La
violencia tiene mil caras pero todas ellas son violencia y todas ellas
miserables. La semana pasada la vi pasar frente a mi con su careta de
dignidad dolorida, conjurando más muerte para combatir a la muerte,
pretendiendo separar un dolor que es uno solo: el dolor corrosivo que
produce la pérdida de un ser amado. La misma violencia que hace un año
deseaba y celebraba la muerte burlándose de millones de dolientes,
aquella violencia del ”viva el cáncer”, del “nadie se los va a
devolver”, vistiendo un falso luto pretendió hacer un show, otra vez,
con el dolor ajeno que la violencia siempre deja.
Duele
toda muerte, duelen todos los huérfanos y todas las viudas, todos los
padres y madres despojados de la posibilidad de besar a sus hijos cada
día. Duelen todos o todo es hipocresía.
Cabalgar
sobre la desgracia de otros -siempre de otros- es una de las caras
mugres de la violencia que se maquilla de vocero compungido que repite
su gastado mantra multiusos: “Fuera Chávez -perdón- Maduro”. Violencia
carroñera y salivante, con cara de mosquita muerta, que pretende a
conveniencia torcer el dolor en ira y por supuesto, en más violencia.
En
una sociedad que padece la violencia todos somos arte y parte. No puede
una actriz de telenovela cuyo personaje se dedica a asesinar a otros
personajes en horario estelar, aullar desconsolada acusando a otros de
la violencia que ella también promueve a cambio de fama y fortuna. Clama
contra la violencia una mamá que regaló a su hijo un videojuego para
que el niño juegue a ser un narco que baña en sangre alguna laberíntica
ciudad no tan virtual. O esos testosteronados señores que le tiran el
carro a una señora que no corre como ellos corren cuando lleva a sus
niños al colegio.

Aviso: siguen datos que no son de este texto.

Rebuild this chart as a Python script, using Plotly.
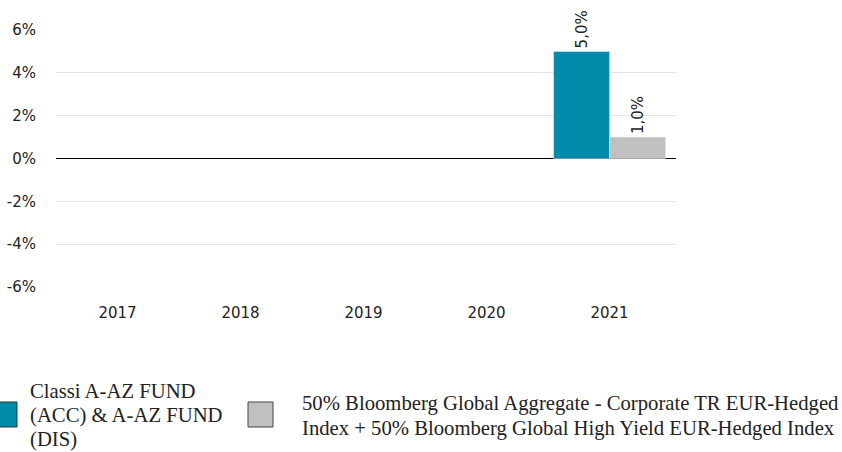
import plotly.graph_objects as go

years = ["2017", "2018", "2019", "2020", "2021"]
fund_values = [None, None, None, None, 5.0]
index_values = [None, None, None, None, 1.0]
fund_name_lines = ["Classi A-AZ FUND", "(ACC) & A-AZ FUND", "(DIS)"]
index_name_lines = ["50% Bloomberg Global Aggregate - Corporate TR EUR-Hedged",
                    "Index + 50% Bloomberg Global High Yield EUR-Hedged Index"]
y_ticks = [-6, -4, -2, 0, 2, 4, 6]

TEAL = "#008BAA"
GREY = "#C0C0C0"

W, H = 842, 452
L, R, T, B = 56, 166, 30, 165
PW, PH = W - L - R, H - T - B


def px(x):
    return (x - L) / PW


def py(y):
    return (H - B - y) / PH


def fmt(v):
    return "" if v is None else f"{v:.1f}%".replace(".", ",")


fig = go.Figure()
fig.add_trace(go.Bar(x=years, y=fund_values, marker_color=TEAL, name="fund",
                     text=[fmt(v) for v in fund_values], textposition="outside",
                     textangle=-90, cliponaxis=False,
                     textfont=dict(family="DejaVu Sans", size=15, color="#222")))
fig.add_trace(go.Bar(x=years, y=index_values, marker_color=GREY, name="index",
                     text=[fmt(v) for v in index_values], textposition="outside",
                     textangle=-90, cliponaxis=False,
                     textfont=dict(family="DejaVu Sans", size=15, color="#222")))

fig.update_layout(
    width=W, height=H,
    margin=dict(l=L, r=R, t=T, b=B, autoexpand=False),
    plot_bgcolor="white", paper_bgcolor="white",
    barmode="group", bargap=0.09, bargroupgap=0,
    showlegend=False,
    font=dict(family="DejaVu Sans", size=15, color="#222"),
)
fig.update_yaxes(range=[-6, 6], tickvals=y_ticks, ticktext=[f"{v}%" for v in y_ticks],
                 showgrid=True, gridcolor="#e3e3e3", gridwidth=1,
                 zeroline=True, zerolinecolor="#000", zerolinewidth=1,
                 ticks="outside", ticklen=16, tickcolor="rgba(0,0,0,0)")
fig.update_xaxes(range=[-0.5, len(years) - 0.46],
                 ticks="outside", ticklen=12, tickcolor="rgba(0,0,0,0)",
                 showgrid=False, showline=False)

# custom legend
fig.add_shape(type="rect", xref="paper", yref="paper",
              x0=px(-1), x1=px(17), y0=py(402), y1=py(427),
              fillcolor=TEAL, line=dict(color="#333", width=1))
fig.add_shape(type="rect", xref="paper", yref="paper",
              x0=px(248), x1=px(273), y0=py(402), y1=py(427),
              fillcolor=GREY, line=dict(color="#444", width=1))

legend_font = dict(family="Liberation Serif", size=20.7, color="#222")
for i, line in enumerate(fund_name_lines):
    fig.add_annotation(xref="paper", yref="paper", x=px(28), y=py(391 + 24 * i),
                       xanchor="left", yanchor="middle", showarrow=False,
                       text=line, font=legend_font)
for i, line in enumerate(index_name_lines):
    fig.add_annotation(xref="paper", yref="paper", x=px(300), y=py(403 + 25 * i),
                       xanchor="left", yanchor="middle", showarrow=False,
                       text=line, font=legend_font)

fig.write_html("out.html", config={"displayModeBar": False},
               post_script="document.body.style.margin='0';document.body.style.overflow='hidden';")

Violencia son tantas cosas que aceptamos impasibles,
es tanto de lo que hacemos: Es un insulto, es una calumnia, es el
silencio que ignora y sigue de largo, es la discriminación, la
indolencia, la permisividad, es el doble rasero, la explotación, es el
fuerte atropellando al débil, es la injusticia, la inequidad... Es la
suma de una cotidianidad egoísta, inconsciente que nos conduce a la
calle ciega del charco de sangre, a la tragedia irremediable...
Entonces, cuando nos toca de cerca, clamamos: “No más violencia”.